With a little help from T Bone Burnett, Lisa Marie Presley gets back to bluesy-country basics in 'Storm & Grace' and breaks free from outside expectations.
Lisa Marie Presley doesn't seem to mind that everyone in the penthouse office of Simon Fuller's XIX Entertainment in West Hollywood can see her when she extends both of her middle fingers in the direction of a reporter.
She used the gesture to exemplify how she felt about being asked to promote a 'sexier image' at one point in her career. But for a woman whose life has been defined by public scrutiny, the move spoke volumes. Presley, 44, is done trying to live up to expectations that aren't her own.

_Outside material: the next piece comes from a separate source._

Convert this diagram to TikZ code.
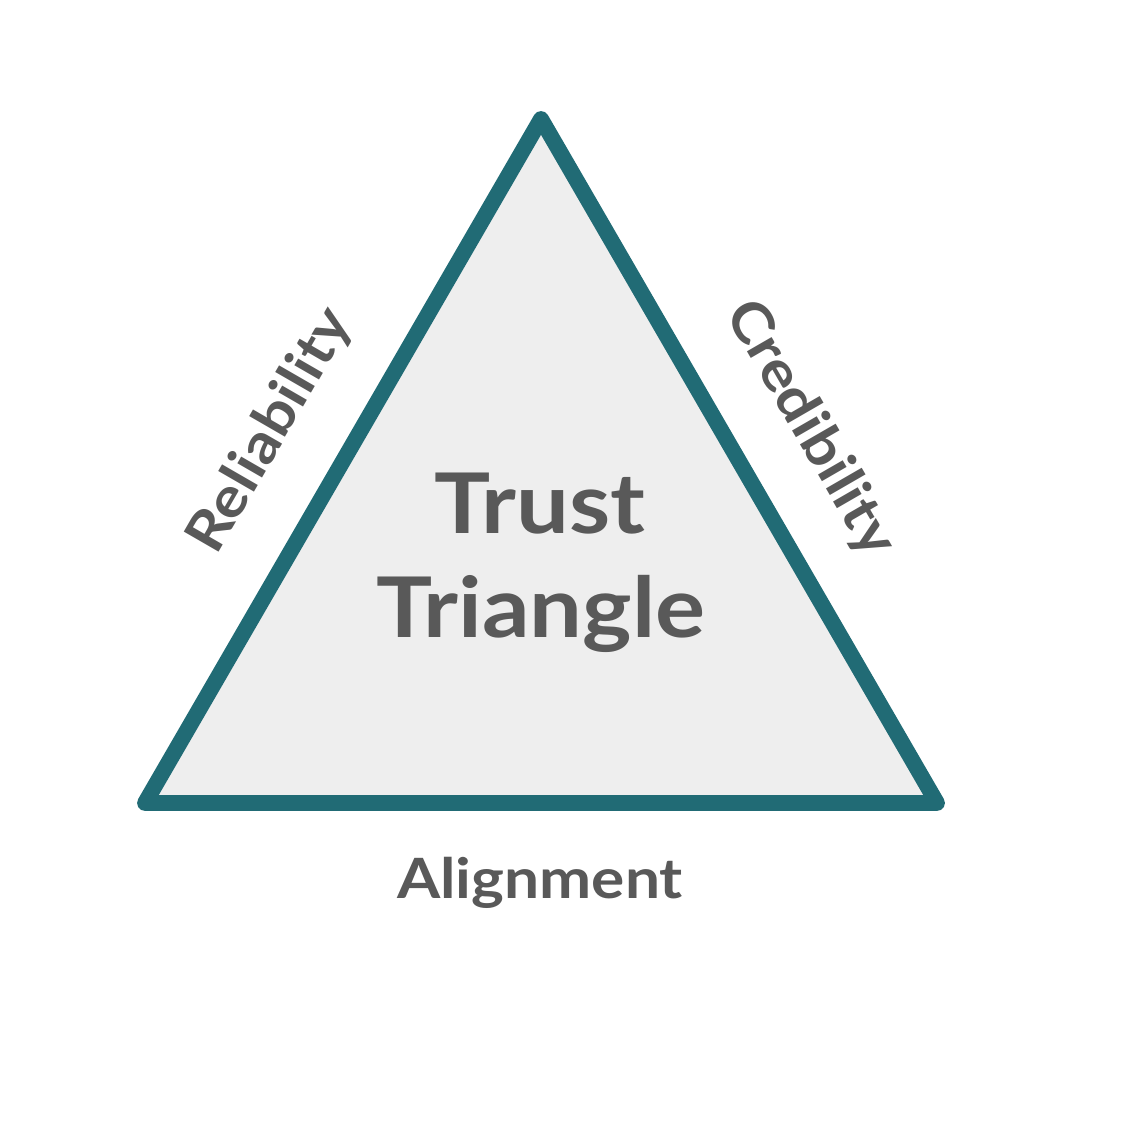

More proof? Her first album in seven years, 'Storm & Grace' (out this week) finds Presley singing, 'She got no talent of her own, it's just her name,' on deluxe-edition track 'Sticks and Stones,' her voice a painful wail while slide guitars whisk around her like unseen demons. In 'Un-Break,' Presley wonders whether she was once a 'backstabbing liar' and is only getting what she deserves against the sound of shuffling western-gothic grooves.
The album, her first for Universal Republic, may serve as a career reboot, but it also brings her back to her family roots, pairing her dusty, robust vocals with moody country and blues accents made famous by the Sun Studio recording house that captured the voice of her father. The stripped-down affair is produced by T Bone Burnett, an artist with a reputation for possessing a reverential, encyclopedic view of the American songbook.
It's a far cry from Presley's last album ' a polished affair marked by glossy, Top 40 guitars and studio-enhanced vocals. 'Yeah, I know,' Presley interrupts talk about the slick nature of her last release. 'I was behind that. I tried to smooth it over, to hide behind it. I wanted louder guitars. I wanted the vocals tripled. All that.'
'I was insulated,' Presley says of that time, adding that she surrounded herself with a team of friends and employees who told her only what she wanted to hear.
'There was a scene woven around me that I had helped weave,' she says. 'It was a personal scene -- employees, friends. It was an entourage. That's all a big mistake. It's all the stuff that happens to a typical L.A., high-profile''
Presley trails off and waves her hand, palm up, as if to say, 'You know, that scene.' But no one really does. After all, Elvis, the King of Rock 'n' Roll, had but one daughter, and it's not many who see their childhood home in Memphis, Tenn., become an internationally renown tourist attraction. That says nothing of Presley's penchant for dominating the tabloids in her late 20s and early 30s, largely due to her short-lived marriage to Michael Jackson.
After releasing and promoting 'Now What,' Presley embarked on a research project: herself. While certainly not ignorant of what was said and written about her -- specifically the outside expectations of how she was or wasn't living up to her last name -- Presley says she was shielded from much of it.